### The problem
Filter this data down to the lines that hold "matplotlib", and copy them.
-- Start --
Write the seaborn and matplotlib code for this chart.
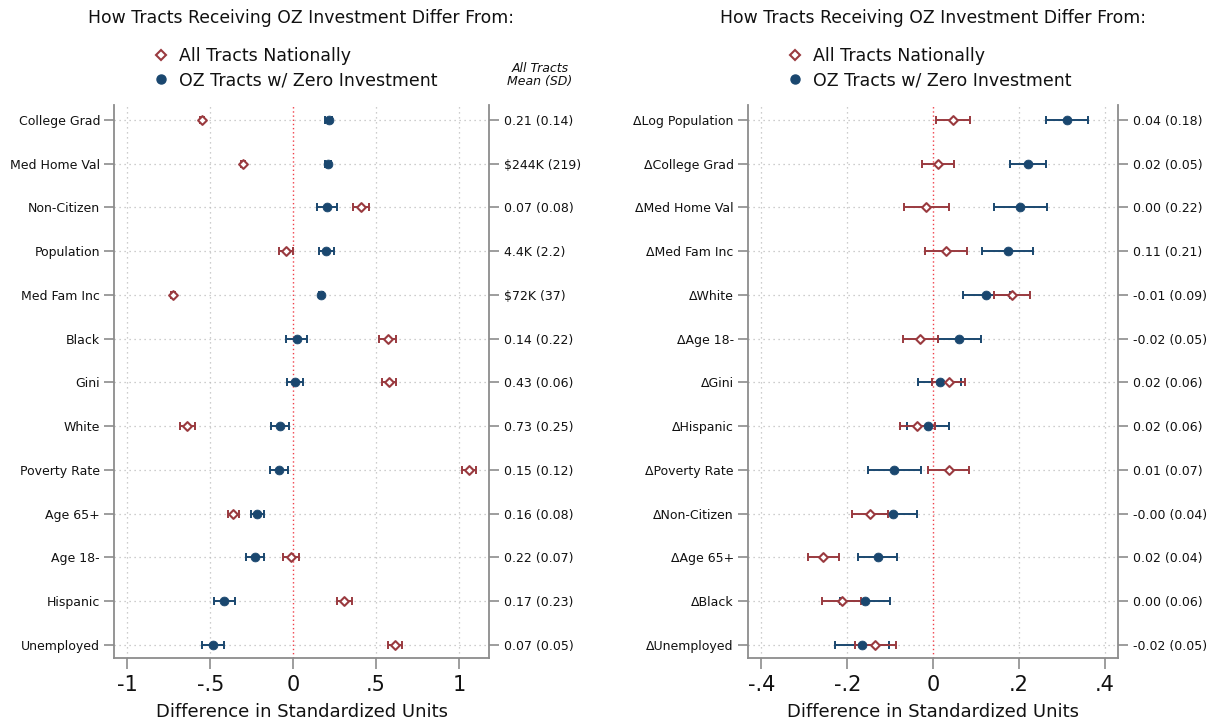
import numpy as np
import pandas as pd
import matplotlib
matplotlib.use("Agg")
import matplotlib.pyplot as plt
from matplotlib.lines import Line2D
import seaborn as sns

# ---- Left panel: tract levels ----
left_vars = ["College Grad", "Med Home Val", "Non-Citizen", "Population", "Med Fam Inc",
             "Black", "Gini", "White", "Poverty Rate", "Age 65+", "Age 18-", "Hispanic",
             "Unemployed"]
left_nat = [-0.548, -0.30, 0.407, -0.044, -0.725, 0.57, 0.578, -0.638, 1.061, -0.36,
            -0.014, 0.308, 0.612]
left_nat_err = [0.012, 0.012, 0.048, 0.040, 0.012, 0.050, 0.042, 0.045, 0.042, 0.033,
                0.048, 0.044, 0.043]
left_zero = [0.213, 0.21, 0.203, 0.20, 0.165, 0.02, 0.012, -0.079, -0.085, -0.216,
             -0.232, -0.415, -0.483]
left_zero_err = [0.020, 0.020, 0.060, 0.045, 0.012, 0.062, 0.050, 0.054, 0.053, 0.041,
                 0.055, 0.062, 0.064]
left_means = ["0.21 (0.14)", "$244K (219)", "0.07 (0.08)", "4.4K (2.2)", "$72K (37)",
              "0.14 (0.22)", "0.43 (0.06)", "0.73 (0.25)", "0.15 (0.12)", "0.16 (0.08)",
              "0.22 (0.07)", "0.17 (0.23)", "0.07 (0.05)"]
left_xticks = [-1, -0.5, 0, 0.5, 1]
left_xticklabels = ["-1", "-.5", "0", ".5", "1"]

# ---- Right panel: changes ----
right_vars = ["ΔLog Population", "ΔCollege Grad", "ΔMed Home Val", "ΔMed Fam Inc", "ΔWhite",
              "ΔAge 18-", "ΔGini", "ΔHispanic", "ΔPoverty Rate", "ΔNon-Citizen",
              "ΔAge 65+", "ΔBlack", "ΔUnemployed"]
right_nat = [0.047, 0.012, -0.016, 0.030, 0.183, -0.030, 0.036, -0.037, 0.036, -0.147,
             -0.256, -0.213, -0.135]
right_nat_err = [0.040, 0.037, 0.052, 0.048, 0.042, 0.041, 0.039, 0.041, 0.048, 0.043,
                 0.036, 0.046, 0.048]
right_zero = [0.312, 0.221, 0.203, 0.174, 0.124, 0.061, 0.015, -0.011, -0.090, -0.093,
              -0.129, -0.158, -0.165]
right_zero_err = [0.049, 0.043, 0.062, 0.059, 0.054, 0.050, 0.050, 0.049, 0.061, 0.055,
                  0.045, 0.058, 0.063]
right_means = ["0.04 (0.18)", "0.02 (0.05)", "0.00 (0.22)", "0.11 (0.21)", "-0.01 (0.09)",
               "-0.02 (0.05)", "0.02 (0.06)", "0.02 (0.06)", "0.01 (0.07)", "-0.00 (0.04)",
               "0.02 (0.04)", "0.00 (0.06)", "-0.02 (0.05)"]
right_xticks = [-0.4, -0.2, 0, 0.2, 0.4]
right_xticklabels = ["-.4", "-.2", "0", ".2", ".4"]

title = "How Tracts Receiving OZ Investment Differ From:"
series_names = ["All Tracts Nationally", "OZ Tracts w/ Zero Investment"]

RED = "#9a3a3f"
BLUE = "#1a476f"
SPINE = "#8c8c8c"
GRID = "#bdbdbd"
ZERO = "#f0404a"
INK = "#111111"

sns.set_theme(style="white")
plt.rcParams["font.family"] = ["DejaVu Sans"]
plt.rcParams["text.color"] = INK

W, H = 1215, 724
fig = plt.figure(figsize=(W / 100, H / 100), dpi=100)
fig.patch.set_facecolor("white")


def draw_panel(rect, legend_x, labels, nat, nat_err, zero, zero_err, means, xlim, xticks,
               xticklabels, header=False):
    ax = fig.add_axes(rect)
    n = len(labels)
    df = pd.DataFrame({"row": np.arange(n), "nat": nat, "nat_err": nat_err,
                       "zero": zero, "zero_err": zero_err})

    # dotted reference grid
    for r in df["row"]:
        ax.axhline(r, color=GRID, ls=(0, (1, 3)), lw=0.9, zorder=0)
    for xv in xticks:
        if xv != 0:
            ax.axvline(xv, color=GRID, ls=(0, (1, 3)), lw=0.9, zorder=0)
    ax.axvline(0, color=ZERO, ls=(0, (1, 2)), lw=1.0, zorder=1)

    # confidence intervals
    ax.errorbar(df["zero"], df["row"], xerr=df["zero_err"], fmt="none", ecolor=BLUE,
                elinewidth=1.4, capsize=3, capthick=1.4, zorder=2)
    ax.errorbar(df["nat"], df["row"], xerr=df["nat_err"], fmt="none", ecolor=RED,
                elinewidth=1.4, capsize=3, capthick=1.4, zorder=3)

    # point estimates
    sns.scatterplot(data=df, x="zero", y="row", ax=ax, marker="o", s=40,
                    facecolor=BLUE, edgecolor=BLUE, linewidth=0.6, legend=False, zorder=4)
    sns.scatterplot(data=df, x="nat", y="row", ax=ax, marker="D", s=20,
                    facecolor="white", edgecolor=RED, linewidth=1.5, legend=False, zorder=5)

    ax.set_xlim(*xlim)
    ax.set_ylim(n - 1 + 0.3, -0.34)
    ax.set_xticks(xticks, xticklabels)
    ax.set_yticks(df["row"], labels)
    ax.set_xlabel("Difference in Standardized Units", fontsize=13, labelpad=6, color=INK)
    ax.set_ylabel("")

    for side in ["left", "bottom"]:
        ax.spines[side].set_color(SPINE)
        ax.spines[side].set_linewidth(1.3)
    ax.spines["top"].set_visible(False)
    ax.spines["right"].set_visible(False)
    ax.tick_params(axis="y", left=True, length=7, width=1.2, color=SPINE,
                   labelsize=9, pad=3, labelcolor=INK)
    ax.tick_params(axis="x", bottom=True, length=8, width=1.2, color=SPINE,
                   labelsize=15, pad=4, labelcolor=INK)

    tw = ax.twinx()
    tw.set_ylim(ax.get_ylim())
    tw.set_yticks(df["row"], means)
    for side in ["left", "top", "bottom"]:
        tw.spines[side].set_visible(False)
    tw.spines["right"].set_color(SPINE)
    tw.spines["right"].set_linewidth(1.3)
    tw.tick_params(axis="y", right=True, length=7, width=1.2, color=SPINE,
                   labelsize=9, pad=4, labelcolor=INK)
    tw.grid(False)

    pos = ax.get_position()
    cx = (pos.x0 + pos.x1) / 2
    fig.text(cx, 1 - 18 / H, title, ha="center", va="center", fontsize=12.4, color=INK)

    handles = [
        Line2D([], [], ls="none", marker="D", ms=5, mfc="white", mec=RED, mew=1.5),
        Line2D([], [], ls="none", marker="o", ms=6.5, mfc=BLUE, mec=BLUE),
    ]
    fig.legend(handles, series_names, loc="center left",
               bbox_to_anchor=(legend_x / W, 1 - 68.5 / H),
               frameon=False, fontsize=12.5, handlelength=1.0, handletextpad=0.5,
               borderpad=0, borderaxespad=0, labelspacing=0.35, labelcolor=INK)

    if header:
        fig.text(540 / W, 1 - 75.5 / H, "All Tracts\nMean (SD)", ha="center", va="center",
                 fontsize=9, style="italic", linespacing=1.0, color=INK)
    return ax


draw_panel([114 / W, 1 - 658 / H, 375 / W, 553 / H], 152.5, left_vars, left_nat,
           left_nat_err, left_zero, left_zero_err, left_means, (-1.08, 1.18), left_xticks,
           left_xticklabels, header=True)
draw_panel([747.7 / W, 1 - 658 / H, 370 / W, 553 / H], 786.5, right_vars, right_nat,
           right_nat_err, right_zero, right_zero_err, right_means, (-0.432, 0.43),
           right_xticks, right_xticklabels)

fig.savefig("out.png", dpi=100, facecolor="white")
-- End --
### Answer to this task
Write the seaborn and matplotlib code for this chart.
import matplotlib
matplotlib.use("Agg")
import matplotlib.pyplot as plt
from matplotlib.lines import Line2D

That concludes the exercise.